** start Recorded data **

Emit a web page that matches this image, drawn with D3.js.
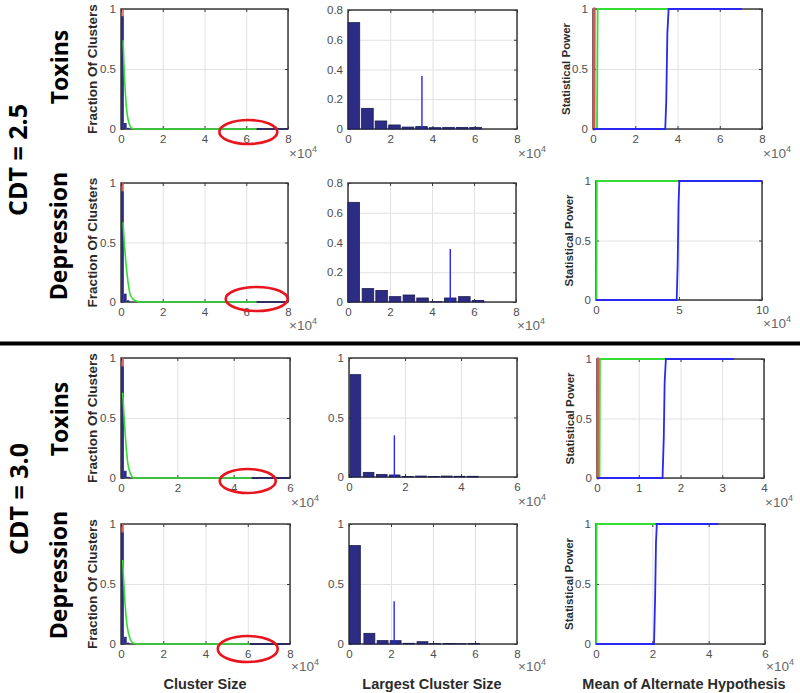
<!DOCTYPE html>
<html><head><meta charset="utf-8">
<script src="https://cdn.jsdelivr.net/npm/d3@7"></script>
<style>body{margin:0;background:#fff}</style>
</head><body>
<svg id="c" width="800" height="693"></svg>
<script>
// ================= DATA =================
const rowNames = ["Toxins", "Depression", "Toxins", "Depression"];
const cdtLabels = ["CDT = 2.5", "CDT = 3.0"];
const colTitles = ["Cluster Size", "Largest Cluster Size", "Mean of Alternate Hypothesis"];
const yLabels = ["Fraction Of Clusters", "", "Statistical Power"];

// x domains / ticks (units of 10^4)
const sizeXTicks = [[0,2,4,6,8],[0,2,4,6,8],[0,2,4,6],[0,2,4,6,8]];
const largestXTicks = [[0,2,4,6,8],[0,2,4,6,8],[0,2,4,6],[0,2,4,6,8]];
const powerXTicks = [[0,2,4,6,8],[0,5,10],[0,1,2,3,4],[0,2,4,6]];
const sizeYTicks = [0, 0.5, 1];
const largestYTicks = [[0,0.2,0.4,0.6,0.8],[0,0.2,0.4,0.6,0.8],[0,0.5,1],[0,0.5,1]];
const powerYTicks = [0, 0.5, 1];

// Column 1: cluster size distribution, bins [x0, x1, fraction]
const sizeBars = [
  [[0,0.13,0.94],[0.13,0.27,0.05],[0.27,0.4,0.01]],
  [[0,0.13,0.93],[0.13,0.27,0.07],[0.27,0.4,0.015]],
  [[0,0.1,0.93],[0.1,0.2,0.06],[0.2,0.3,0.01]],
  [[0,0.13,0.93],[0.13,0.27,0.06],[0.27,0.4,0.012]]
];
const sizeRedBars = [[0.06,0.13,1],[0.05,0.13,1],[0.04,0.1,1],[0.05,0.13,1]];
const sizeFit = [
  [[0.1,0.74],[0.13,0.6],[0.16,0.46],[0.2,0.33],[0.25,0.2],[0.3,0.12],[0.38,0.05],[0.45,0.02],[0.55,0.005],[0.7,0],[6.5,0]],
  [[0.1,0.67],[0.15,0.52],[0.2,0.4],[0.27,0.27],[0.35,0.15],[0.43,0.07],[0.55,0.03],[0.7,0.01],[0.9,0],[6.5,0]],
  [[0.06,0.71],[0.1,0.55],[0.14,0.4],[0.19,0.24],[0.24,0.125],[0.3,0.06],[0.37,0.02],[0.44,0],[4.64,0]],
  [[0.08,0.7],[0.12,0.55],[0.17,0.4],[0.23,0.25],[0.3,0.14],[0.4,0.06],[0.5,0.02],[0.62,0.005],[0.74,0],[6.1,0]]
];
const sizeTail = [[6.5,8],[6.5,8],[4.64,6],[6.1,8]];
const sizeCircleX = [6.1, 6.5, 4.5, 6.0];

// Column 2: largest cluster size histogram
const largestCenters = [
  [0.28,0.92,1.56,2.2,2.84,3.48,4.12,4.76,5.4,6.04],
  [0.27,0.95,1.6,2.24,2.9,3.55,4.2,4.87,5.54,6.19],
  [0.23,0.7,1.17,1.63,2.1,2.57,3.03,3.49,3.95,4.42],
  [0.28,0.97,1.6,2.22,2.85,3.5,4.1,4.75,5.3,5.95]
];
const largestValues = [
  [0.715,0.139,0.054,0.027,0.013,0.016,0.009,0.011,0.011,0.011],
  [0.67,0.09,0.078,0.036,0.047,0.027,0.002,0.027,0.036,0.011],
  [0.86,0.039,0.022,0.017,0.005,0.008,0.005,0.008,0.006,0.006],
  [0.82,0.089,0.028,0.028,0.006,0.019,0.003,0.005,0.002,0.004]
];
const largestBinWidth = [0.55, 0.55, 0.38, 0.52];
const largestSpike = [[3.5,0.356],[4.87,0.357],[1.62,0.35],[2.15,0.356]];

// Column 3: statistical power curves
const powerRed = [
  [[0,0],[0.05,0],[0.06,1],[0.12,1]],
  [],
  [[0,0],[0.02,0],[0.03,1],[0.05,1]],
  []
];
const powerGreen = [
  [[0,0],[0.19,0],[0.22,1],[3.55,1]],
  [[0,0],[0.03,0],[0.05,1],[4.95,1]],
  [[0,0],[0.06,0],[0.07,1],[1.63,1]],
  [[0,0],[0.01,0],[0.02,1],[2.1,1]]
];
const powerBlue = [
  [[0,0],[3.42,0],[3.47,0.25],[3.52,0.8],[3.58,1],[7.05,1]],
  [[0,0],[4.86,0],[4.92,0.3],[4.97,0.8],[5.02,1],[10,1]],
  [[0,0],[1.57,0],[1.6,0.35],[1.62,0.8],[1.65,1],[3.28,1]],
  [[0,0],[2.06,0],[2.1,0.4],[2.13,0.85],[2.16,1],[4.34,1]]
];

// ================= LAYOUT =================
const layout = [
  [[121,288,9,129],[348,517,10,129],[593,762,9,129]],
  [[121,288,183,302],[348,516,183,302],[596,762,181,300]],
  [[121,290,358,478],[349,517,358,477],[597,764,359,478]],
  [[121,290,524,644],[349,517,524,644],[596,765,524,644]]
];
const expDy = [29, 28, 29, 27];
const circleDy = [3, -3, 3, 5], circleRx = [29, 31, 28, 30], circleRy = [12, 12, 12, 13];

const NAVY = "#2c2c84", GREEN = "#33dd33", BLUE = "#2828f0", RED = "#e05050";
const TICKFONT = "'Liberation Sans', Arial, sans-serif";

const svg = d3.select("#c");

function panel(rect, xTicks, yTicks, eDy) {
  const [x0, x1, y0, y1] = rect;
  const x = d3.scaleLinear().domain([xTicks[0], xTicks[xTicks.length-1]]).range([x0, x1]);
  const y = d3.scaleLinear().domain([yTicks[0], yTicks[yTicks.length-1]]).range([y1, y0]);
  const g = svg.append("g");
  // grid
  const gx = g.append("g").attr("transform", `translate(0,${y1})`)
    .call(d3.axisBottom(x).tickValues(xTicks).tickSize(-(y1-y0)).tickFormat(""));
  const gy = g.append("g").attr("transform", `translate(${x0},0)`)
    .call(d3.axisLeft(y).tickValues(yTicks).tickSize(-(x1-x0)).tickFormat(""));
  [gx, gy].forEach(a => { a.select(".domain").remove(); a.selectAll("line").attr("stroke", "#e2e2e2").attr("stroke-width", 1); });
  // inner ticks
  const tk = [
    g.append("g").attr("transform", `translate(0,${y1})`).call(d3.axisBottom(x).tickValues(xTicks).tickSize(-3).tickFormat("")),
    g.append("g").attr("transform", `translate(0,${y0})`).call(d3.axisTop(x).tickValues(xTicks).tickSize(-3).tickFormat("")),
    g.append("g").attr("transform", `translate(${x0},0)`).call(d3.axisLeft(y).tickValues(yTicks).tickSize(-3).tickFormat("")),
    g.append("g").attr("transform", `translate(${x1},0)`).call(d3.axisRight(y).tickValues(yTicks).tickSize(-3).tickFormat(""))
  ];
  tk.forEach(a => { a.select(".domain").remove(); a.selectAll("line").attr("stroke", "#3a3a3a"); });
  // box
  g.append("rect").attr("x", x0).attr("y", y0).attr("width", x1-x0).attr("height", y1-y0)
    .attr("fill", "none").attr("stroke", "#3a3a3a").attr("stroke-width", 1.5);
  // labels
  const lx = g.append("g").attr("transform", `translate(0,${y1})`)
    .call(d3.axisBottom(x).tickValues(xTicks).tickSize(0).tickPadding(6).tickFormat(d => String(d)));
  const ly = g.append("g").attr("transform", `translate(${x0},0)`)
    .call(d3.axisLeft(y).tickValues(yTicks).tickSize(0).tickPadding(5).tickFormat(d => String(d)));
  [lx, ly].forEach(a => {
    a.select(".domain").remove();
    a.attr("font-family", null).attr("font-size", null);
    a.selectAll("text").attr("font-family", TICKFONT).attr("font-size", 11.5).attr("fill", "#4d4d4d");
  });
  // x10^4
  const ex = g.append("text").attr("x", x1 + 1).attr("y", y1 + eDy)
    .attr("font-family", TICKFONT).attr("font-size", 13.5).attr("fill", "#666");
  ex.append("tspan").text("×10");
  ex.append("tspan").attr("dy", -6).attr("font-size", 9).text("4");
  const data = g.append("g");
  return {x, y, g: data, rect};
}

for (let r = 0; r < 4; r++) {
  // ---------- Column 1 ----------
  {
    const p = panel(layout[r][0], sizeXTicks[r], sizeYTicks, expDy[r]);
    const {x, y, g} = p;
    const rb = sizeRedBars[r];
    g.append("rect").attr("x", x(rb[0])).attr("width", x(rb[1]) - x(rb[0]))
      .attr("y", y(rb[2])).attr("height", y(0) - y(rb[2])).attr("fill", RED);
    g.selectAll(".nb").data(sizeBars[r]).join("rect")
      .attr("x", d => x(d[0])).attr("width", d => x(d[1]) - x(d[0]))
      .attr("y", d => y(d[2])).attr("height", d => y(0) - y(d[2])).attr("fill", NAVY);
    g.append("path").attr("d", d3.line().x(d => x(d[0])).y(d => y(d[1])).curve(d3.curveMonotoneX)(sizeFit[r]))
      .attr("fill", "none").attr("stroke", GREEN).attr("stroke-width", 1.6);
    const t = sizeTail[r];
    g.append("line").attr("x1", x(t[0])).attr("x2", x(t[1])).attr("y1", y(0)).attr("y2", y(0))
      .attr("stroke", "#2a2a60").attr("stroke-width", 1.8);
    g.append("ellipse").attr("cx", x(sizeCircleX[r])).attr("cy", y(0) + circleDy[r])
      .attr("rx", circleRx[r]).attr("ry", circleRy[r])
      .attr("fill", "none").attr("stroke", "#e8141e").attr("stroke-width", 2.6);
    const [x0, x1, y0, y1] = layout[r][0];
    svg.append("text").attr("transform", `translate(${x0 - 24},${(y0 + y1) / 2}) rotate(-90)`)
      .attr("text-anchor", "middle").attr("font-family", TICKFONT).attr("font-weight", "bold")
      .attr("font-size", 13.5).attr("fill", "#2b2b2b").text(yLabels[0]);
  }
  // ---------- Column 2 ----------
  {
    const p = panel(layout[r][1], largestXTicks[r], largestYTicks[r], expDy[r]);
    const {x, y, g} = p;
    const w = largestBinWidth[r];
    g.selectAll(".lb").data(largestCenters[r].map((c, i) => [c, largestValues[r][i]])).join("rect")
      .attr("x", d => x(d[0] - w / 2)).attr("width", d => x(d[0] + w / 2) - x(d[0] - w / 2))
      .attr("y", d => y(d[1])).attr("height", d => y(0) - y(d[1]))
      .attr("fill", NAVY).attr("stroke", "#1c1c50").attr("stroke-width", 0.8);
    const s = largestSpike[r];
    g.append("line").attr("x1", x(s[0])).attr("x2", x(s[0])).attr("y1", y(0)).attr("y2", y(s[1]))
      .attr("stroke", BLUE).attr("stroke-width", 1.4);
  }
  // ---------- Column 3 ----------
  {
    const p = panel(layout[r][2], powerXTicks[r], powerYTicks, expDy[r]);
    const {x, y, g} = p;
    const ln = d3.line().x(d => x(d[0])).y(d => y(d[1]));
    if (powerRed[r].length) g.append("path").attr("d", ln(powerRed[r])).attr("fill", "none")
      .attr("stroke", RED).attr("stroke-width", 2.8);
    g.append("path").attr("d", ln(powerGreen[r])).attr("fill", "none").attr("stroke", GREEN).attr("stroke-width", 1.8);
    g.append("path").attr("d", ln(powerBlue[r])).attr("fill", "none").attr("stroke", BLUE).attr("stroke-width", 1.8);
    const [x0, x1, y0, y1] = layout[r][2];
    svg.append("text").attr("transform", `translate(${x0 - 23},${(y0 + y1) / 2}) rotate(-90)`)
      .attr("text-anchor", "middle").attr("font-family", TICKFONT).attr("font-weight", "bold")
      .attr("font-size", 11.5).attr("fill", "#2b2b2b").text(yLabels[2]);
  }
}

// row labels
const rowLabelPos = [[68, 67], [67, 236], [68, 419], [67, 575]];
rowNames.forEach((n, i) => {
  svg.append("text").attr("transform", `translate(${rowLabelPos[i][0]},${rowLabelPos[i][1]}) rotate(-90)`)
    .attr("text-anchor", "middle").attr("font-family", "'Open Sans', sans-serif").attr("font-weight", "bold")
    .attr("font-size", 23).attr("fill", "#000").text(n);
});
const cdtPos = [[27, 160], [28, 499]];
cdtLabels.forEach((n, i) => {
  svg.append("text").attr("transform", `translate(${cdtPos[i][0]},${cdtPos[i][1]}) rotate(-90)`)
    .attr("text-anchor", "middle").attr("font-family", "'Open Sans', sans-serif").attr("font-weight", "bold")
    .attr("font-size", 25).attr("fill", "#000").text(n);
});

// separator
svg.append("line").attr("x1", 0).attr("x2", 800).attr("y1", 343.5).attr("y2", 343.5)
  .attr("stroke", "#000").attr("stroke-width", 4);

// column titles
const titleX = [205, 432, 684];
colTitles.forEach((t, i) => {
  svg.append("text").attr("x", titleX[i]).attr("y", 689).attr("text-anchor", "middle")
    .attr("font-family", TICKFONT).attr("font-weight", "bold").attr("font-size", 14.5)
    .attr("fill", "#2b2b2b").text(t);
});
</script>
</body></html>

** end Recorded data **

#### [Do this]
Leave out the pictures and repeat the lines from the start of the material through the line with "const powerYTicks = [0, 0.5, 1];", inclusive.

#### [Exercise result]
Emit a web page that matches this image, drawn with D3.js.
<!DOCTYPE html>
<html><head><meta charset="utf-8">
<script src="https://cdn.jsdelivr.net/npm/d3@7"></script>
<style>body{margin:0;background:#fff}</style>
</head><body>
<svg id="c" width="800" height="693"></svg>
<script>
// ================= DATA =================
const rowNames = ["Toxins", "Depression", "Toxins", "Depression"];
const cdtLabels = ["CDT = 2.5", "CDT = 3.0"];
const colTitles = ["Cluster Size", "Largest Cluster Size", "Mean of Alternate Hypothesis"];
const yLabels = ["Fraction Of Clusters", "", "Statistical Power"];

// x domains / ticks (units of 10^4)
const sizeXTicks = [[0,2,4,6,8],[0,2,4,6,8],[0,2,4,6],[0,2,4,6,8]];
const largestXTicks = [[0,2,4,6,8],[0,2,4,6,8],[0,2,4,6],[0,2,4,6,8]];
const powerXTicks = [[0,2,4,6,8],[0,5,10],[0,1,2,3,4],[0,2,4,6]];
const sizeYTicks = [0, 0.5, 1];
const largestYTicks = [[0,0.2,0.4,0.6,0.8],[0,0.2,0.4,0.6,0.8],[0,0.5,1],[0,0.5,1]];
const powerYTicks = [0, 0.5, 1];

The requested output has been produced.